Victoria Sanford is professor and chair of anthropology and founding director of the Center for Human Rights and Peace Studies at Lehman College.  She holds a doctorate in Anthropology from Stanford University where she studied International Human Rights Law and Immigration Law at Stanford Law School. She is the author of Buried Secrets: Truth and Human Rights in Guatemala (2003), Violencia y Genocidio en Guatemala (2003), Guatemala: Del Genocidio al Feminicidio (2008), La Masacre de Panzos: Etnicidad, Tierra y Violencia en Guatemala (2009), and co-author of the Guatemalan Forensic Anthropology Foundation’s report to the Commission for Historical Clarification (the Guatemalan truth commission). She is co-editor (with Katerina Stefatos and Cecilia Salvi) of The State and Gender Violence (2016). In August of 2012, she served as an invited expert witness on the Guatemalan genocide before Judge Santiago Pedraz in the Spanish National Court’s international genocide case against the Guatemalan generals.

 

Fredy Peccerelli is a forensic anthropologist and director of the Fundación de Antropología Forense de Guatemala (FAFG), which he helped found in 1997. FAFG is a not for profit organization that carries out forensic examinations into killings during the Guatemalan civil war and genocide in the second half of the 20th century. FAFG has over 2,000 cases under investigation and works nationally with families and communities requesting forensic investigations to establish the place of mass graves, family member identification, and as a part of criminal investigations.
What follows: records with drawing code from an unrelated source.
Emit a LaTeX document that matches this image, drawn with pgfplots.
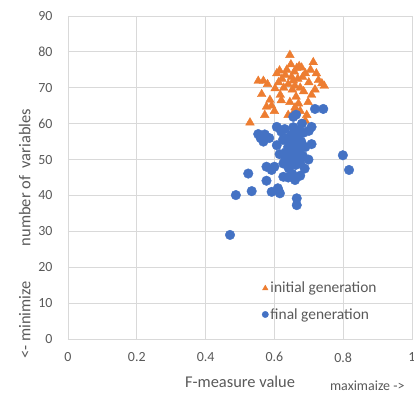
\documentclass[border=0pt]{standalone}
\usepackage{fontspec}
\setmainfont{Carlito}
\usepackage{pgfplots}
\pgfplotsset{compat=1.18}
\definecolor{xlorange}{RGB}{237,125,49}
\definecolor{xlblue}{RGB}{68,114,196}
\definecolor{xlgrid}{RGB}{217,217,217}
\definecolor{xltext}{RGB}{89,89,89}
\begin{document}
\begin{tikzpicture}
\begin{axis}[
  scale only axis,
  width=344bp, height=323bp,
  xmin=0, xmax=1, ymin=0, ymax=90,
  xtick={0,0.2,0.4,0.6,0.8,1},
  ytick={0,10,...,90},
  xticklabels={0,0.2,0.4,0.6,0.8,1},
  grid=major,
  grid style={xlgrid, line width=0.8pt},
  axis line style={xlgrid, line width=0.8pt},
  tick style={draw=none},
  /pgf/number format/assume math mode=true,
  ticklabel style={font=\fontsize{14}{16}\selectfont, text=xltext},
  xticklabel style={yshift=-10bp},
  yticklabel style={xshift=-12bp},
  xlabel={F-measure value},
  ylabel={number of\ \ variables},
  label style={font=\fontsize{16.5}{18}\selectfont, text=xltext},
  xlabel style={at={(axis description cs:0.5,0)}, anchor=north, yshift=-34bp},
  ylabel style={at={(axis description cs:0,0.5)}, anchor=south, yshift=34bp},
  legend style={at={(axis cs:0.555,17)}, anchor=north west, draw=none, fill=none,
    font=\fontsize{15.5}{17}\selectfont, text=xltext, row sep=10bp,
    legend cell align=left},
  legend image code/.code={\draw[#1, mark size=3.2pt] plot coordinates {(0cm,0cm)};},
]
\addplot[only marks, mark=triangle*, mark size=5bp, color=xlorange, mark options={draw=xlorange, fill=xlorange}] coordinates {
(0.529,60.3) (0.553,71.9) (0.568,71.9) (0.563,68.2) (0.577,64.7) (0.572,62.4)
(0.587,66.6) (0.592,65.0) (0.602,69.8) (0.607,74.0) (0.612,71.5) (0.617,68.0)
(0.622,72.5) (0.627,70.0) (0.632,73.5) (0.636,75.0) (0.640,71.0) (0.645,79.1)
(0.648,76.5) (0.650,73.0) (0.652,69.5) (0.655,72.0) (0.658,74.5) (0.660,70.5)
(0.663,67.5) (0.665,75.5) (0.668,72.5) (0.670,65.6) (0.672,76.0) (0.675,70.0)
(0.679,75.6) (0.682,73.0) (0.685,69.0) (0.690,74.0) (0.694,62.4) (0.698,66.0)
(0.700,71.5) (0.705,75.0) (0.708,68.0) (0.713,77.1) (0.718,69.5) (0.722,74.0)
(0.728,72.1) (0.738,71.2) (0.745,70.5) (0.655,63.0) (0.640,62.4) (0.660,64.5)
(0.620,66.5) (0.600,63.5) (0.580,71.0) (0.690,60.8) (0.675,63.5) (0.615,74.8)
(0.645,66.0)
};
\addlegendentry{initial generation}
\addplot[only marks, mark=*, mark size=4.8bp, color=xlblue, mark options={draw=xlblue, fill=xlblue}] coordinates {
(0.471,29.0) (0.488,40.1) (0.524,46.1) (0.534,41.2) (0.553,57.1) (0.560,56.0)
(0.568,55.0) (0.577,44.1) (0.577,48.0) (0.592,47.1) (0.592,41.0) (0.607,59.1)
(0.607,54.0) (0.611,41.5) (0.616,40.6) (0.610,42.0) (0.626,48.9) (0.626,45.2)
(0.620,57.8) (0.625,55.5) (0.630,58.5) (0.632,52.0) (0.635,50.0) (0.638,56.0)
(0.640,53.5) (0.642,47.5) (0.645,55.0) (0.645,51.0) (0.648,49.0) (0.650,57.0)
(0.650,53.0) (0.652,46.0) (0.655,61.9) (0.655,50.5) (0.658,55.5) (0.660,52.0)
(0.660,44.3) (0.662,48.5) (0.665,39.2) (0.665,37.3) (0.665,54.0) (0.668,50.0)
(0.670,58.2) (0.670,56.5) (0.672,52.5) (0.675,49.0) (0.678,55.0) (0.680,60.0)
(0.683,51.0) (0.685,57.5) (0.690,53.5) (0.699,50.0) (0.708,59.1) (0.708,54.3)
(0.718,64.1) (0.742,64.1) (0.799,51.2) (0.817,47.1) (0.640,45.0) (0.630,49.5)
(0.615,51.5) (0.600,48.0) (0.585,56.0) (0.655,59.0) (0.660,57.5) (0.648,52.0)
(0.688,47.5) (0.700,58.0) (0.663,62.5) (0.675,45.5) (0.572,57.0)
};
\addlegendentry{final generation}
\coordinate (ll) at (rel axis cs:0,0);
\coordinate (ur) at (rel axis cs:1,1);
\coordinate (mx) at (axis cs:0.87,0);
\end{axis}
\node[font=\fontsize{16.5}{18}\selectfont, text=xltext, rotate=90, anchor=south] at ([shift={(-34bp,19bp)}]ll) {<- minimize};
\node[font=\fontsize{14}{16}\selectfont, text=xltext, anchor=north] at ([yshift=-38bp]mx) {maximaize ->};
\pgfresetboundingbox
\path ([shift={(-68bp,-61bp)}]ll) rectangle ([shift={(2bp,16bp)}]ur);
\end{tikzpicture}
\end{document}
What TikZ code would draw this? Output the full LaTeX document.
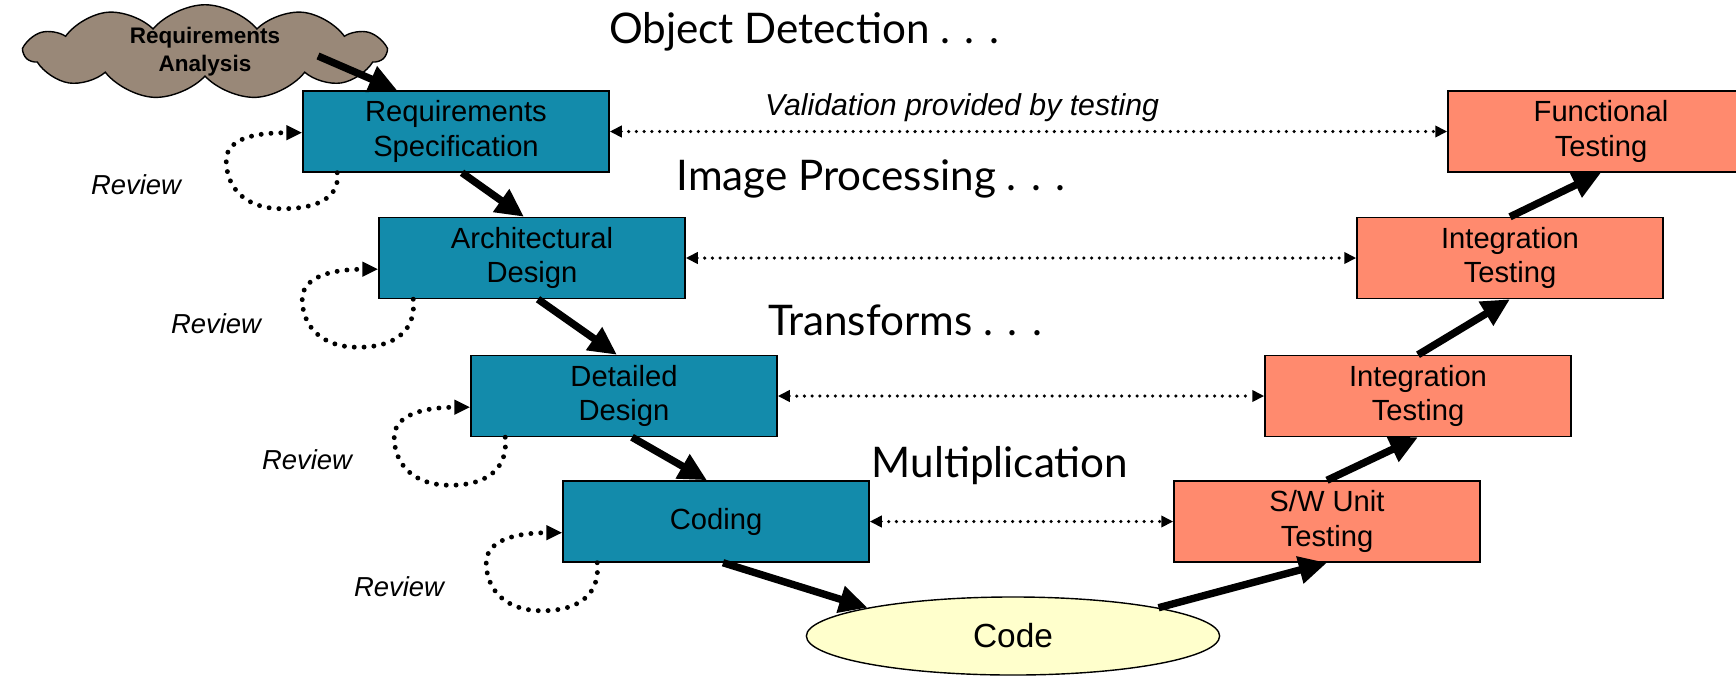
\documentclass[tikz,border=0pt]{standalone}
\usepackage{fontspec}
\setmainfont{Liberation Sans}
\newfontfamily\titlefont{Lato}
\usepackage{tikz}
\usetikzlibrary{
  arrows.meta,
  positioning,
  shapes.geometric,
  shapes.symbols,
  calc
}
\definecolor{vteal}{RGB}{19,139,171}
\definecolor{tsalmon}{RGB}{255,138,110}
\definecolor{cloudbrown}{RGB}{153,136,120}
\definecolor{codeyellow}{RGB}{255,255,204}
\newcommand\boxtextfont{\fontsize{8.3}{9.9}\selectfont}

\begin{document}
\begin{tikzpicture}[
            x=0.01cm, y=-0.01cm,
            vbox/.style={draw=black, fill=vteal, minimum width=3.06cm, minimum height=0.81cm, inner sep=0pt, align=center, font=\boxtextfont},
            tbox/.style={vbox, fill=tsalmon},
            stage/.style={anchor=base, font=\titlefont\fontsize{12}{14}\selectfont},
            review/.style={font=\itshape\fontsize{7.8}{9}\selectfont},
            flow/.style={line width=2.1pt, -{Triangle[length=8pt,width=7.5pt]}},
            trace/.style={line width=1pt, line cap=round, dash pattern=on 0pt off 2.2pt, {Triangle[length=3.4pt,width=3.2pt]}-{Triangle[length=3.4pt,width=3.2pt]}},
            reviewloop/.style={line width=1.4pt, line cap=round, dash pattern=on 0pt off 2.8pt, -{Triangle[length=4.5pt,width=4pt]}}
        ]
            \clip (0,0) rectangle (1736,675);
            % analysis cloud
            \node[cloud, cloud puffs=11, cloud puff arc=100, cloud ignores aspect, draw=black, fill=cloudbrown, minimum width=3.6cm, minimum height=0.72cm, inner sep=0pt, align=center, font=\bfseries\fontsize{6.4}{8}\selectfont] (analysis) at (205,52) {
                Requirements\\Analysis
            };
            % left leg
            \node[vbox] (reqspec) at (456,131.5) {Requirements\\Specification};
            \node[vbox] (arch) at (532,258) {Architectural\\Design};
            \node[vbox] (detail) at (624,396) {Detailed\\Design};
            \node[vbox] (coding) at (716,521.5) {Coding};
            % bottom
            \node[ellipse, draw=black, fill=codeyellow, minimum width=4.13cm, minimum height=0.78cm, inner sep=0pt, font=\fontsize{9.5}{11}\selectfont] (code) at (1013,636) {Code};
            % right leg
            \node[tbox] (unit) at (1327,521.5) {S/W Unit\\Testing};
            \node[tbox] (intlow) at (1418,396) {Integration\\Testing};
            \node[tbox] (intup) at (1510,258) {Integration\\Testing};
            \node[tbox] (func) at (1601,131.5) {Functional\\Testing};
            % stage titles
            \node[stage] (objdet) at (804,43) {Object Detection . . .};
            \node[stage] (imgproc) at (871,190) {Image Processing . . .};
            \node[stage] (transf) at (905,335) {Transforms . . .};
            \node[stage] (mult) at (1000,477) {Multiplication};
            \node[review, anchor=base, font=\itshape\fontsize{8.6}{10}\selectfont] (valtext) at (962,115) {Validation provided by testing};
            % review labels
            \node[review] (rev1) at (136,185) {Review};
            \node[review] (rev2) at (216,324) {Review};
            \node[review] (rev3) at (307,460) {Review};
            \node[review] (rev4) at (399,587) {Review};
            % validation links
            \draw[trace] (reqspec.east) -- (func.west);
            \draw[trace] (arch.east) -- (intup.west);
            \draw[trace] (detail.east) -- (intlow.west);
            \draw[trace] (coding.east) -- (unit.west);
            % review loops
            \foreach \b/\ya/\yb/\yc in {reqspec/-40/36/-12, arch/-30/48/0, detail/-30/48/0, coding/-30/48/0} {
                \begin{scope}[shift={(\b.south west)}]
                    \draw[reviewloop] (35,0) .. controls (38,{0.6*\yb}) and (20,\yb) .. (-20,\yb)
                        .. controls (-60,\yb) and (-76,{\yc+0.5*(\yb-\yc)}) .. (-76,\yc)
                        .. controls (-76,{\yc-25}) and (-40,\ya) .. (0,\ya);
                \end{scope}
            }
            % the V
            \draw[flow] ($(analysis.center)+(113,4)$) -- ($(reqspec.north west)+(95,0)$);
            \draw[flow] ($(reqspec.south)+(6,0)$) -- ($(arch.north)+(-8,0)$);
            \draw[flow] ($(arch.south)+(6,0)$) -- ($(detail.north)+(-7,0)$);
            \draw[flow] ($(detail.south)+(8,0)$) -- ($(coding.north)+(-9,0)$);
            \draw[flow] ($(coding.south)+(7,0)$) -- (code.169);
            \draw[flow] (code.11) -- (unit.south);
            \draw[flow] (unit.north) -- (intlow.south);
            \draw[flow] (intlow.north) -- (intup.south);
            \draw[flow] (intup.north) -- (func.south);
        \end{tikzpicture}
\end{document}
Peccerelli and his team have recovered thousands of sets of victims’ remains and reunited them with their families. They have discovered hundreds of mass graves that offer proof that a genocide occurred and have provided forensic evidence to the Guatemalan Justice System and Public Prosecutor’s Office in 1,400 anthropological experts’ reports related to legal cases of the conflict. Through his work at FAFG, Peccerelli is motivated to obtain justice for the victims and their families, and to shine light on some of the least-studied, most obscured mass atrocities in recent history.